Cooled Versus Uncooled Thermal Cameras
Cooled or Uncooled?
Thermal imaging cameras equipped with a cooled detector offer distinct advantages in comparison to their counterparts with an uncooled detector, albeit at a higher cost. In the realm of contemporary thermal imaging technology, a cooled thermal imaging camera incorporates an imaging sensor intricately linked to a cryocooler. This cryocooler effectively reduces the sensor's temperature to cryogenic levels, a crucial step to mitigate thermally-induced noise below the signal originating from the observed scene.
Cryocoolers, though highly precise mechanical systems, exhibit wear and helium gas leakage over time. Typically, they necessitate rebuilding after 10,000-13,000 hours of operation.
The question arises: under what circumstances should cooled thermal imaging cameras be favored for research and development (R&D) applications?
The answer is contingent upon the specific application at hand.
Cooled thermal imaging cameras prove invaluable when discerning minute temperature variations is imperative, when optimal image quality is paramount, in scenarios requiring high-speed capabilities, for temperature profiling or measuring exceedingly small targets, for visualizing thermal phenomena within precise electromagnetic spectrum ranges, or when synchronization with other measuring instruments is essential. In these instances, a cooled thermal imaging camera stands as the instrument of choice.
These infrared images depict a comparison of tire capture results while rotating at a speed of 20mph. The image on the left was acquired using a cooled thermal imaging camera. At first glance, it may seem as though the tire is stationary, but this effect is the outcome of the cooled camera's exceptionally rapid capture rate, which has effectively frozen the tire's motion. In contrast, the uncooled camera's capture rate is insufficiently swift to capture the rotating tire, resulting in the wheel spokes appearing transparent.
The thermal images displayed above illustrate the maximum achievable close-up magnification when using both cooled and uncooled camera systems. On the left, you'll see an image captured with a 4× close-up lens paired with a 13μm pitch cooled camera, resulting in an impressive 3.5μm spot size. On the right, an image was taken with a 1× close-up lens in conjunction with a 25μm pitch uncooled sensor, yielding a larger 25μm spot size.
Cooled cameras generally exhibit superior magnification capabilities compared to uncooled counterparts, primarily due to their ability to sense shorter infrared wavelengths. Thanks to the heightened sensitivity of cooled cameras, it's possible to use lenses with a greater number of optical elements or thicker elements without compromising the signal-to-noise ratio. This, in turn, enables more effective magnification performance.

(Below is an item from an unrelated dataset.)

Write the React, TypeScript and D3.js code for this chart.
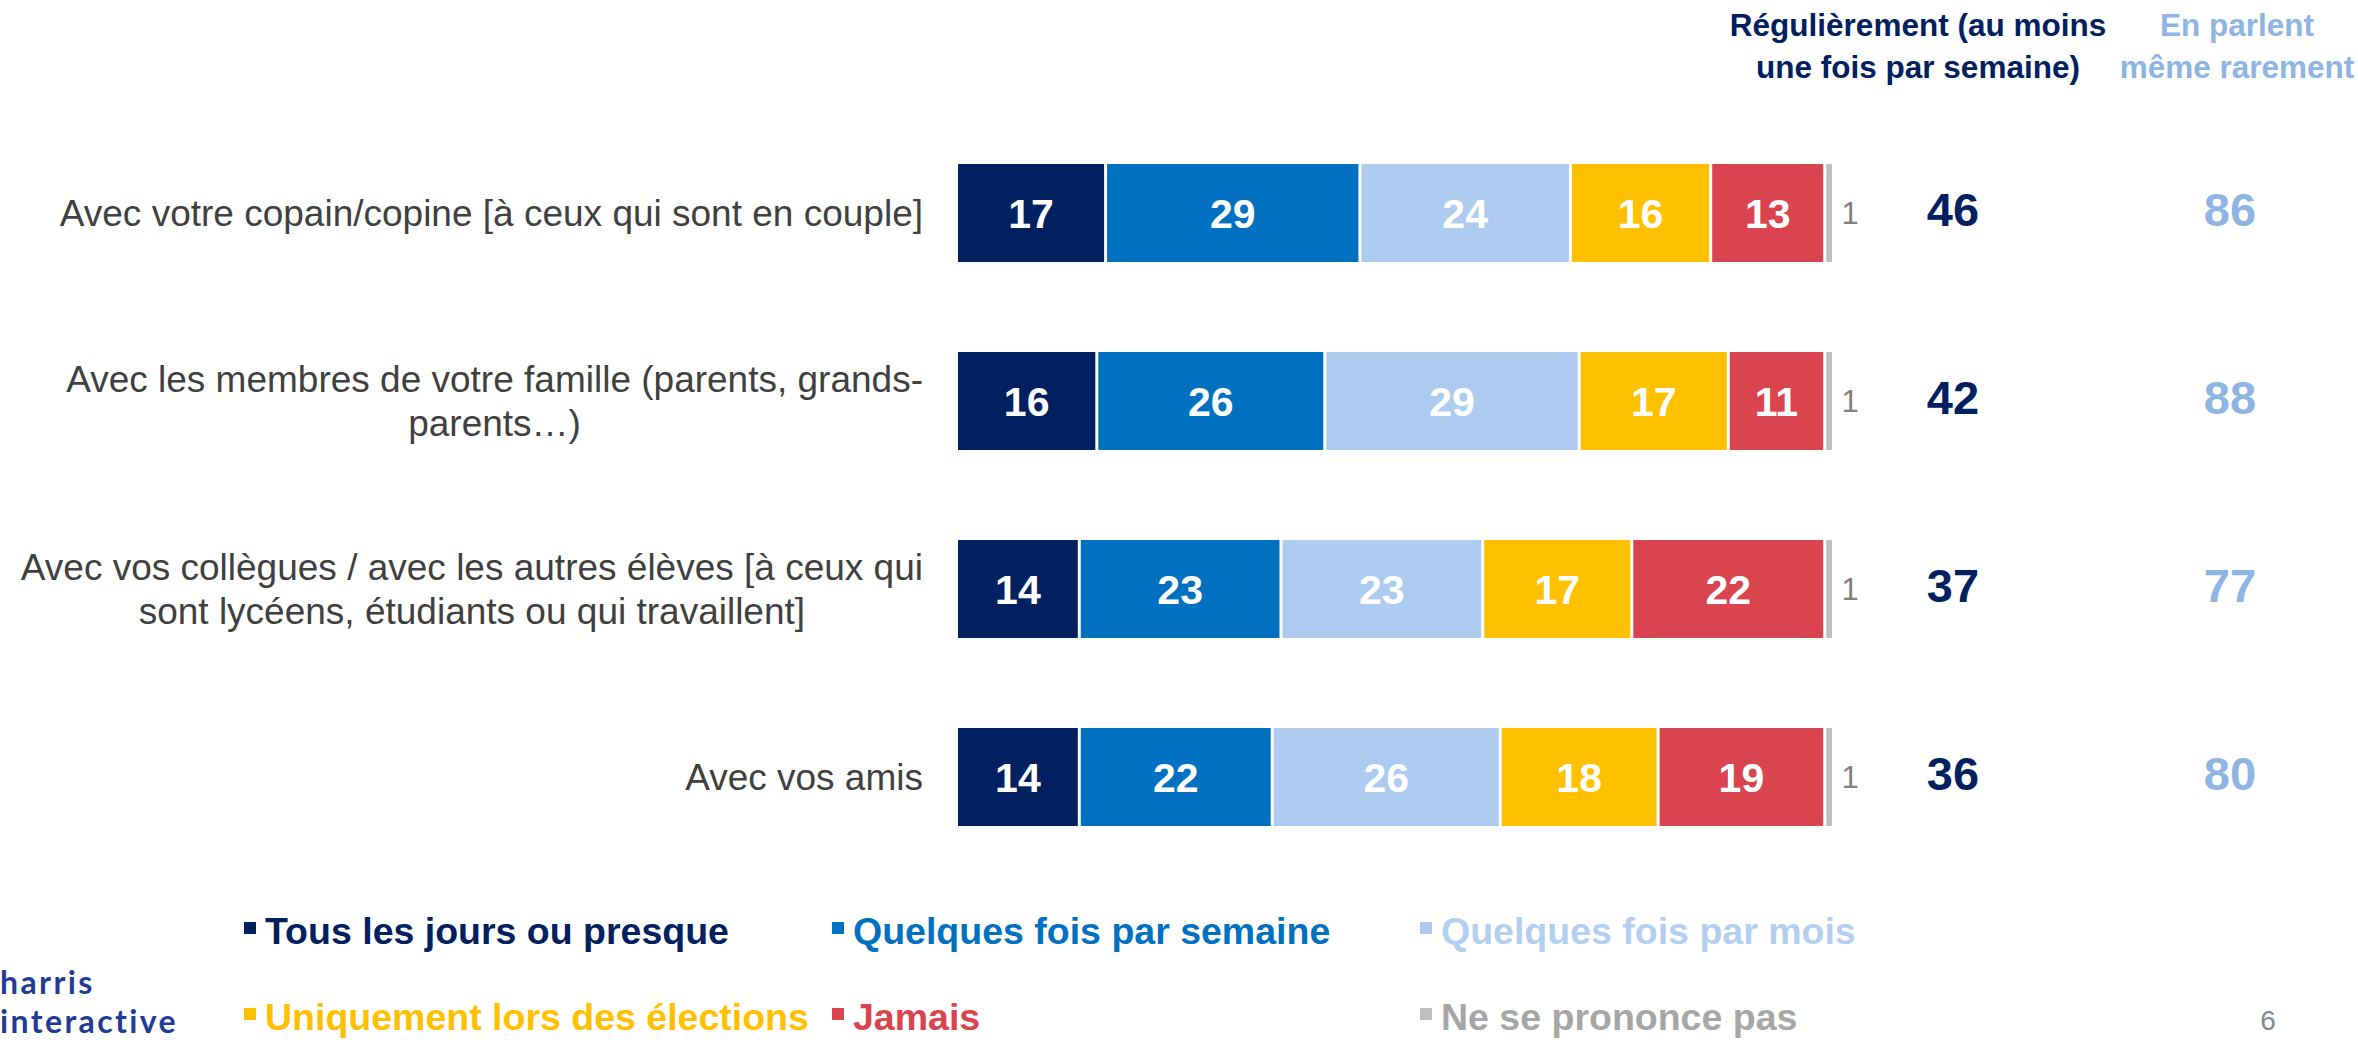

Appreciating the enhanced sensitivity of cooled thermal cameras can sometimes be a challenge. How can one truly grasp the advantages of a 50mK sensitivity uncooled thermal camera when compared to a 20mK sensitivity cooled thermal camera? To shed light on this benefit, we conducted a brief sensitivity experiment. In this comparison, we pressed our hand against a wall for a brief moment, creating a thermal handprint. The initial two images capture the handprint immediately after removal, while the subsequent set of images reveals the thermal handprint's residual signature after two minutes. As you can discern, the cooled camera continues to detect most of the thermal features of the handprint, whereas the uncooled camera only retains a partial trace. Evidently, the cooled camera excels in discerning finer temperature distinctions and maintaining them over longer durations than the uncooled counterpart. This translates to the cooled camera offering superior target detail and the ability to detect even the subtlest thermal irregularities.

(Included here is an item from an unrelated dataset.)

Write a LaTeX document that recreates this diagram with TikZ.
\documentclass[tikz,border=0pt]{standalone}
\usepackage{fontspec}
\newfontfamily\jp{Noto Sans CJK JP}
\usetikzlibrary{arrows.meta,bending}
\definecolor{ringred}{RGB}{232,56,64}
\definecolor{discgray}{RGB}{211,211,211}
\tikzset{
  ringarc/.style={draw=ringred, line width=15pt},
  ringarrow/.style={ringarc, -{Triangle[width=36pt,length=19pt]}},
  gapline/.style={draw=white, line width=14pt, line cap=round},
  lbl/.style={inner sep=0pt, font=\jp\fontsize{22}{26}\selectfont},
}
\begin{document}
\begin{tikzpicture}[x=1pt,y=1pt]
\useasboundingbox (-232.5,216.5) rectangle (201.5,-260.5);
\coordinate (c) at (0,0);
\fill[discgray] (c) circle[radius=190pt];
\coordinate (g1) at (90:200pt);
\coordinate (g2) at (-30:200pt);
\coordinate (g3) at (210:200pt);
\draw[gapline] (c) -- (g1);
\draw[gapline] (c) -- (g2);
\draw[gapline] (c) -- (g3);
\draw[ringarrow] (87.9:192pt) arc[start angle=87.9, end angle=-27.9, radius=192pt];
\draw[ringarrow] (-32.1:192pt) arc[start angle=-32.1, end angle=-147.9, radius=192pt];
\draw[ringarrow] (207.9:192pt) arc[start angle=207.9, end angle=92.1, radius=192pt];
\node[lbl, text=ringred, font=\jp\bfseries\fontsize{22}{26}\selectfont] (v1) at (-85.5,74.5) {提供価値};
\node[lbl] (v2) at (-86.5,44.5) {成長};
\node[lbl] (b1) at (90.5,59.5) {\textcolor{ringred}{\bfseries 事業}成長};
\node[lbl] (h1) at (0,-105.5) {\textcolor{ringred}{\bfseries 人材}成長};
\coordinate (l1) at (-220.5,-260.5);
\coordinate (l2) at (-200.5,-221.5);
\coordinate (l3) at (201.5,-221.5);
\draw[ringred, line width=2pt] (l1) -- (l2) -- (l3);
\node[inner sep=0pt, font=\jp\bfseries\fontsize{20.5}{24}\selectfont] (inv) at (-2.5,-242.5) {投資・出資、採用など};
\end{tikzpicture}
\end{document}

One of the significant advantages offered by cooled thermal cameras lies in their ease of implementing spectral filtering, enabling the revelation of details and measurements that would otherwise remain beyond the reach of uncooled thermal cameras. In the showcased initial example, we employ a spectral filter, which can either be positioned within a filter holder behind the lens or integrated into the dewar detector assembly, to capture images through a flame. The objective was to assess and characterize the combustion of coal particles within the flame. By applying a "see-through flame" spectral infrared filter, we tailored the cooled camera to a specific spectral waveband in which the flame becomes transparent. Consequently, we successfully imaged the combustion of coal particles. The first video, without the flame filter, exclusively displays the flame itself, while the second, with the flame filter, provides a clear view of the coal particle combustion process.

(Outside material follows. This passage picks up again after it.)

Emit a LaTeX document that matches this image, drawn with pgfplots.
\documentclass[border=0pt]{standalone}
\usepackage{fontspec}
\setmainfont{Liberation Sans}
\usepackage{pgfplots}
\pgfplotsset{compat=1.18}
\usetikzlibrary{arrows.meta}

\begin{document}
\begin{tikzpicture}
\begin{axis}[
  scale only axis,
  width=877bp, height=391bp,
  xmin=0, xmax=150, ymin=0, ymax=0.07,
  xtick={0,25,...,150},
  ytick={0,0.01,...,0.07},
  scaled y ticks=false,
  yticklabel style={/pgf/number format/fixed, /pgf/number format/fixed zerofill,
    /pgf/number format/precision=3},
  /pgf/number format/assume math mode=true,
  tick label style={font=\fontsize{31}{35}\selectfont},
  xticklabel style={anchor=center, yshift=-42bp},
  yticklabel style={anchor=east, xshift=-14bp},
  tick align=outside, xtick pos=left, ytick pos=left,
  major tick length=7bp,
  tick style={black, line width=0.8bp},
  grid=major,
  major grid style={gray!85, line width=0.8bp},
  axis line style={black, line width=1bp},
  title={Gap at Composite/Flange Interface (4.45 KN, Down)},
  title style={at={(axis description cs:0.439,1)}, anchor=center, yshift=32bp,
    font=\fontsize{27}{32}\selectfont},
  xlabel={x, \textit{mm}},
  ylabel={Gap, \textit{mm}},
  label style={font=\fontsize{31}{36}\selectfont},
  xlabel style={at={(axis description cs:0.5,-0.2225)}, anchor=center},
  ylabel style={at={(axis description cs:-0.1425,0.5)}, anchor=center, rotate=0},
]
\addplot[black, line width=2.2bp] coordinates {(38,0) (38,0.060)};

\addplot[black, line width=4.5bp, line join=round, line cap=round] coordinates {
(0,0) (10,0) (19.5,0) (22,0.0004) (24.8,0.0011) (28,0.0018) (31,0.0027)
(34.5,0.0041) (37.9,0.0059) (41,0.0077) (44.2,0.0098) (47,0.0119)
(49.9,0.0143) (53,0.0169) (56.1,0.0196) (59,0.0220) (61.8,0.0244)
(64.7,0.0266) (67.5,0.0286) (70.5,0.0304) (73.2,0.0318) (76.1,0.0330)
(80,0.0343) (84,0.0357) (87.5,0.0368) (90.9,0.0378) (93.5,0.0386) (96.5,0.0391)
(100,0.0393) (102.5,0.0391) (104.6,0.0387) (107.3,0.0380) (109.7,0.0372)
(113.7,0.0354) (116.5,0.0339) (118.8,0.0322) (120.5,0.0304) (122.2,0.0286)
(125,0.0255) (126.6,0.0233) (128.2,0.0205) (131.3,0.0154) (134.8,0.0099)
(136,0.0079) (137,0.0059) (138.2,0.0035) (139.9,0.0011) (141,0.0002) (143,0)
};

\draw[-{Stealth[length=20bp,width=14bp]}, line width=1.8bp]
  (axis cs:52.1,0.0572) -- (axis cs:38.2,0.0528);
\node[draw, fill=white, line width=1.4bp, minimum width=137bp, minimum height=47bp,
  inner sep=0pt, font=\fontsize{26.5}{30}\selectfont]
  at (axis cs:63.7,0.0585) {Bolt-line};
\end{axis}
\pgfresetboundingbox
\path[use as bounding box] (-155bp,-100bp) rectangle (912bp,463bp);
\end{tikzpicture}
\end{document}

The second example uses a Nitrous Oxide filter that filters to where Nitrous Oxide is absorptive to the IR and therefore we can “see it” with the cooled thermal camera. The application was to design a better Nitrous Oxide mask and scavaging system; so the first video is imaging the older mask design and the second video is imaging the new mask design. As you can see, the older mask design is leaking a lot of Nitrous gas into the room, which is concerning for many reasons. The new mask design has minimal leakage and appears to be a better solution.